A decision to close a long-term care home on the Muskeg Lake Cree  Nation has residents scrambling to find new places to live.

The facility is slated to close Aug. 6, after the First Nation determined it was too expensive to operate.

Residents were informed of the decision several weeks ago.

At that time, 25 of the 30 beds were occupied, mostly by elderly residents.

"I was really sad when that happened," Myrtle Ouellette, 89, told CBC News about her reaction to hearing the news. "I cried for hours — all night — one night after I heard that."

Ouellette, who turns 90 in just a couple of weeks, has found a new place to stay in nearby Blaine Lake.

'I had a sister here with me and I always told her I would live here until I passed on.'—Long-term care home resident Myrtle Ouellette

Most of the other residents have already moved since receiving the news. One person in the home died after the closure was announced.

As of Wednesday, there were six people still in the home, including Ouellette.
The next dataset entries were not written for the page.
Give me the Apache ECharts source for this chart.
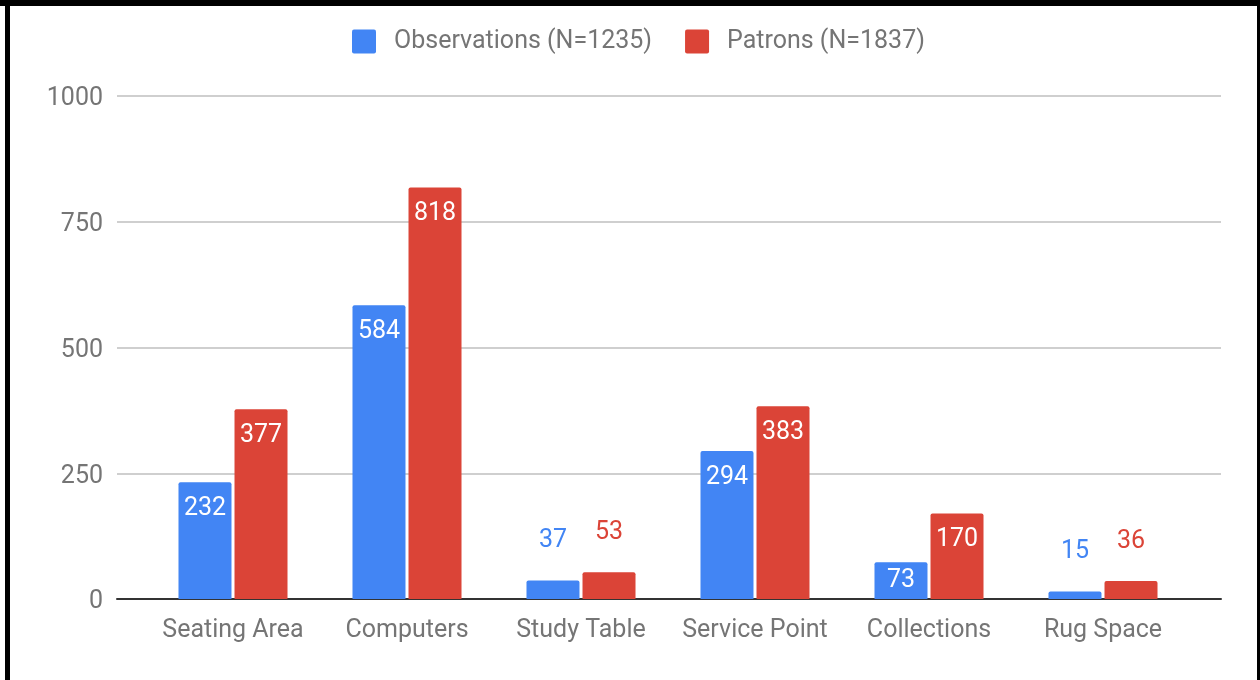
<!DOCTYPE html>
<html>
<head>
<meta charset="utf-8">
<script src="https://cdn.jsdelivr.net/npm/echarts@6/dist/echarts.min.js"></script>
<style>
  html, body { margin: 0; padding: 0; background: #fff; }
  #chart { width: 1260px; height: 680px; }
</style>
</head>
<body>
<div id="chart"></div>
<script>
// data
const categories = ['Seating Area', 'Computers', 'Study Table', 'Service Point', 'Collections', 'Rug Space'];
const observations = [232, 584, 37, 294, 73, 15];
const patrons = [377, 818, 53, 383, 170, 36];
const seriesNames = ['Observations (N=1235)', 'Patrons (N=1837)'];
const yTicks = [0, 250, 500, 750, 1000];

const BLUE = '#4285F4';
const RED = '#DB4437';
const GRAY = '#757575';
const FONT = 'Roboto';
const FS = 25;

// google-style labels: above small bars, inside the top of tall ones
function labelFor(v, color) {
    if (v < 60) {
        return { position: 'top', distance: 27, color: color };
    }
    if (v < 100) {
        return { position: 'inside', color: '#fff' };
    }
    return { position: 'insideTop', distance: 14, color: '#fff' };
}

function barSeries(name, values, color) {
    return {
        name: name,
        type: 'bar',
        xAxisIndex: 1,
        yAxisIndex: 1,
        barWidth: 53,
        barGap: '5.7%',
        itemStyle: { color: color, borderRadius: [2, 2, 0, 0] },
        label: { show: true, fontFamily: FONT, fontSize: FS },
        data: values.map(v => ({ value: v, label: labelFor(v, color) }))
    };
}

const chart = echarts.init(document.getElementById('chart'));
const option = {
    animation: false,
    textStyle: { fontFamily: FONT },
    legend: {
        top: 29,
        left: 352,
        padding: 0,
        itemWidth: 24,
        itemHeight: 24,
        itemGap: 33,
        icon: 'path://M2,0H22A2,2,0,0,1,24,2V22A2,2,0,0,1,22,24H2A2,2,0,0,1,0,22V2A2,2,0,0,1,2,0Z',
        textStyle: { fontFamily: FONT, fontSize: FS, color: GRAY, padding: [3, 0, 0, 13] },
        data: seriesNames
    },
    grid: [
        // gridlines + y labels span the full width
        { left: 117, right: 39, top: 96, bottom: 81 },
        // bars sit in a narrower band like google charts
        { left: 146, right: 70, top: 96, bottom: 81 }
    ],
    xAxis: [
        {
            gridIndex: 0,
            type: 'value',
            min: 0,
            max: 1,
            axisLine: { show: true, onZero: false, lineStyle: { color: '#333', width: 2 } },
            axisTick: { show: false },
            axisLabel: { show: false },
            splitLine: { show: false }
        },
        {
            gridIndex: 1,
            type: 'category',
            data: categories,
            axisLine: { show: false },
            axisTick: { show: false },
            axisLabel: { interval: 0, fontFamily: FONT, fontSize: FS, color: GRAY, margin: 19 }
        }
    ],
    yAxis: [
        {
            gridIndex: 0,
            type: 'value',
            min: yTicks[0],
            max: yTicks[yTicks.length - 1],
            interval: yTicks[1] - yTicks[0],
            axisLine: { show: false },
            axisTick: { show: false },
            axisLabel: {
                formatter: v => '{t|' + v + '}',
                margin: 14,
                rich: {
                    t: { fontFamily: FONT, fontSize: FS, color: GRAY, padding: [6, 0, 0, 0] }
                }
            },
            splitLine: { lineStyle: { color: '#cfcfcf', width: 2 } }
        },
        {
            gridIndex: 1,
            type: 'value',
            min: yTicks[0],
            max: yTicks[yTicks.length - 1],
            show: false
        }
    ],
    graphic: [
        // black frame from the screenshot
        { type: 'rect', shape: { x: 0, y: 0, width: 1260, height: 6 }, style: { fill: '#000' } },
        { type: 'rect', shape: { x: 5, y: 0, width: 5, height: 680 }, style: { fill: '#000' } },
        { type: 'rect', shape: { x: 1257, y: 0, width: 3, height: 680 }, style: { fill: '#000' } }
    ],
    series: [
        barSeries(seriesNames[0], observations, BLUE),
        barSeries(seriesNames[1], patrons, RED)
    ]
};
chart.setOption(option);
</script>
</body>
</html>
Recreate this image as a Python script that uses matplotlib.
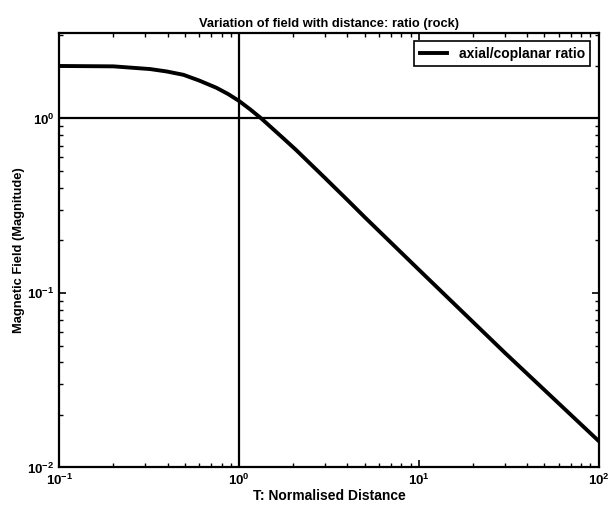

Two of them were still working to find new accommodations.

The reserve is about 130 kilometres northeast of Saskatoon.

The home opened just four years ago and now staff are saying goodbye to people they have cared for.

"It's bad. It's hard," Mary Rose Arcand, one of the care home workers, said Wednesday. "It's hard to see them go. And now the place is so empty."

"They were all so loving. Caring," Ouellette said of the staff. "Everything was fantastic."

The care was special, in part, because the first nation elders could get care in their own language.

The closure also means 50 staff will be out of work when the doors close in a few days.

As they have been scrambling to find new homes for the residents, the workers have had no time to find replacement jobs.

Ouellette said she would have preferred to stay.

"I had a sister here with me and I always told her I would live here until I passed on," she said.